# [Objective]
Print only the lines from the top of the data through the line with "import numpy as np", both included, skipping every picture.

# [Dataset section]
+ + +
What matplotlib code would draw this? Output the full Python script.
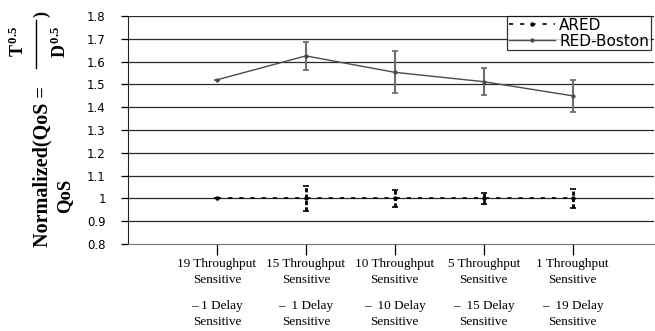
import matplotlib
matplotlib.use("Agg")
import matplotlib.pyplot as plt
from matplotlib.lines import Line2D
import numpy as np

categories_top = ["19 Throughput\nSensitive", "15 Throughput\nSensitive", "10 Throughput\nSensitive",
                  "5 Throughput\nSensitive", "1 Throughput\nSensitive"]
categories_bottom = ["\u2013 1 Delay\nSensitive", "\u2013  1 Delay\nSensitive", "\u2013  10 Delay\nSensitive",
                     "\u2013  15 Delay\nSensitive", "\u2013  19 Delay\nSensitive"]
ared = [1.0, 1.0, 1.0, 1.0, 1.0]
ared_err = [0.0, 0.055, 0.036, 0.023, 0.043]
red_boston = [1.52, 1.625, 1.553, 1.512, 1.45]
red_boston_err = [0.0, 0.06, 0.092, 0.06, 0.07]
yticks = [0.8, 0.9, 1.0, 1.1, 1.2, 1.3, 1.4, 1.5, 1.6, 1.7, 1.8]
ytick_labels = ["0.8", "0.9", "1", "1.1", "1.2", "1.3", "1.4", "1.5", "1.6", "1.7", "1.8"]

plt.rcParams['mathtext.fontset'] = 'custom'
plt.rcParams['mathtext.rm'] = 'Liberation Serif:bold'
plt.rcParams['mathtext.it'] = 'Liberation Serif:bold'
plt.rcParams['mathtext.bf'] = 'Liberation Serif:bold'

W, H = 655, 331
fig = plt.figure(figsize=(W/100, H/100), dpi=100)
ax = fig.add_axes([128/W, 1-244/H, (W-128)/W - 0.001, (244-16)/H])

x = np.arange(len(categories_top))

for yv in yticks[1:]:
    ax.axhline(yv, color='#2a2a2a', lw=0.9, zorder=1)

ared_dash = (0, (2.5, 4.2))
eb_a = ax.errorbar(x, ared, yerr=ared_err, color='black', lw=1.2, ls=ared_dash,
                   marker='o', ms=2.2, capsize=2, elinewidth=2.0, capthick=1.2, zorder=3)
for lc in eb_a[2]:
    lc.set_linestyle((0, (1.5, 0.8)))
eb = ax.errorbar(x, red_boston, yerr=red_boston_err, color='#4a4a4a', lw=1.0, ls='-',
                 marker='o', ms=2, capsize=2.5, elinewidth=1.5, capthick=1.3, ecolor='#6e6e6e', zorder=3)

ax.set_xlim(-1, 4.92)
ax.set_ylim(0.8, 1.8)
ax.set_yticks(yticks)
ax.set_yticklabels(ytick_labels, fontfamily='DejaVu Sans', fontsize=8.5)
ax.set_xticks(x)
ax.set_xticklabels(categories_top, fontfamily='Liberation Serif', fontsize=9.5, linespacing=1.45)
for xi, lab in zip(x, categories_bottom):
    ax.text(xi, -0.307, lab, transform=ax.get_xaxis_transform(), ha='center', va='center',
            fontfamily='Liberation Serif', fontsize=9.5, linespacing=1.4)

ax.tick_params(axis='y', direction='out', length=5, width=0.9, pad=11, colors='black')
ax.tick_params(axis='x', direction='out', length=8, width=0.9, pad=2, colors='black')
for s in ['top', 'right']:
    ax.spines[s].set_visible(False)
ax.spines['left'].set_color('#222222')
ax.spines['bottom'].set_color('#777777')

handles = [Line2D([0], [0], color='black', lw=1.2, ls=ared_dash, marker='o', ms=2.2),
           Line2D([0], [0], color='#4a4a4a', lw=1.0, marker='o', ms=2)]
leg = ax.legend(handles, ['ARED', 'RED-Boston'], loc='upper right',
                bbox_to_anchor=(651/W, 1-16/H), bbox_transform=fig.transFigure,
                prop={'family': 'DejaVu Sans', 'size': 11}, frameon=True, fancybox=False,
                borderpad=0.12, handlelength=3.0, handletextpad=0.3, labelspacing=0.05,
                borderaxespad=0)
leg.get_frame().set_edgecolor('black')
leg.get_frame().set_linewidth(0.9)

# y-axis label (rotated equation-like label)
lab_kw = dict(rotation=90, rotation_mode='anchor', ha='left', va='baseline',
              fontfamily='Liberation Serif', fontweight='bold')
fig.text(47/W, 1-247/H, "Normalized(QoS =", fontsize=14.5, **lab_kw)
fig.text(23.5/W, 1-57/H, r"$\mathrm{T}^{\,0.5}$", fontsize=13, **lab_kw)
fig.text(65.5/W, 1-58/H, r"$\mathrm{D}^{\,0.5}$", fontsize=13, **lab_kw)
fig.text(46/W, 1-17/H, ")", fontsize=13, **lab_kw)
fig.add_artist(Line2D([35.5/W, 35.5/W], [1-20/H, 1-68/H], color='black', lw=1.0,
                      transform=fig.transFigure))
fig.text(69/W, 1-213/H, "QoS", fontsize=13.5, **lab_kw)

fig.savefig("out.png", dpi=100)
+ + +
# [Full response]
What matplotlib code would draw this? Output the full Python script.
import matplotlib
matplotlib.use("Agg")
import matplotlib.pyplot as plt
from matplotlib.lines import Line2D
import numpy as np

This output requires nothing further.